Мария Мамиконян: Если говорить о связи нашего раннего спектакля «Берег», поставленного к 40-летию Победы, и нынешнего «Сталинграда», вышедшего в год 80-летия Победы, то она очевидна. И как это может быть иначе, если у этих спектаклей один и тот же режиссер? Естественно, что отношение к войне и проблематика войны — всё те же.
Но на новом срезе явлено и что-то иное. Потому что прошло время, и стало понятно то, что мы и тогда немножечко подозревали, но не думали, что все будет так.
А время выявило определенную беспомощность послевоенного советского общества перед теми угрозами, которые приберегли для него нацисты. Потому что у них-то оказалось все очень глубинно простроено, и они уходили с тем, чтобы вернуться, ответить вот этому Ване, который чуть не валенком их отдубасил и победил, вернуться и показать, кто в результате может одержать победу.
То есть вот эта нацистская тема — вернулась. И я уверена, что она была совершенно сознательно заброшена к нам в Советский Союз. Это были всякие бандеровцы, «лесные братья» и прочие, но и не только.
Я думаю, что это все окопалось там, где занимались идеологией, и идеология становилась все более выхолощенной, а живого, созвучного предыдущему историческому опыту слова и действия не нашли. И вот тут-то и вылезли наружу фашисты и сказали: «Здрасьте! Вы думали, что нас уже нет? Мы есть». И, в общем-то, спектакль этого года «Сталинград» именно про это противостояние.

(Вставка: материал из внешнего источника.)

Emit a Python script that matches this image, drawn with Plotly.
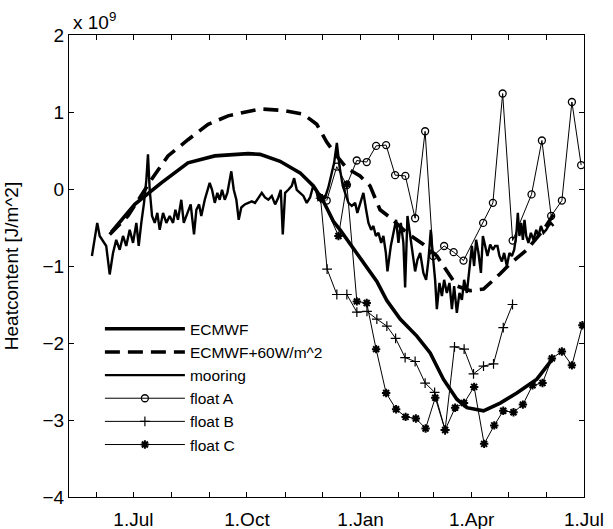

Военное противоборство закончилось тогда в нашу пользу, потому что было очень накаленное, очень заряженное идеей советское население, советский народ совершенно осознанно и яростно вышел на бой с фашистами. А потом его, народ, подразвратили. В предперестроечные и перестроечные годы мы уже чувствовали, что даже Победу превращают в фетиш и при этом катком проходятся по живой жизни, связанной с войной.
В финале спектакля «Берег» я от лица ведущей произносила такие слова: «Несомненно, мы все чувствуем надвигающуюся опасность. В то же самое время уповаем на туманное „потом“, в котором, быть может, ничего и не случится с прекраснейшим из миров. Пока не поздно, надо обрести мужество и действовать. Надо действовать всем нам, всем нам вместе, пока не поздно».
В спектакле я обращалась с этим к Никитину, герою, вписавшемуся потом в мирную жизнь. В ответ Никитин произносил слова, которые так часто повторял его друг, погибший лейтенант Княжко: «Мы никогда не простим себе, если окажемся в бессильном положении».
Интересно, что сам Бондарев — прообраз рефлектирующего Никитина — когда пришли 90-е, повел себя удивительно достойно и нестандартно для своей группы, пресловутой «творческой интеллигенции».
Сегодня, когда ситуация несравненно сложнее и страшнее, чем сорок лет назад, мы можем повторить те же слова: мы никогда не простим себе, и мертвые не простят, если мы окажемся в бессильном положении. Собственно, потому и поставлен «Сталинград».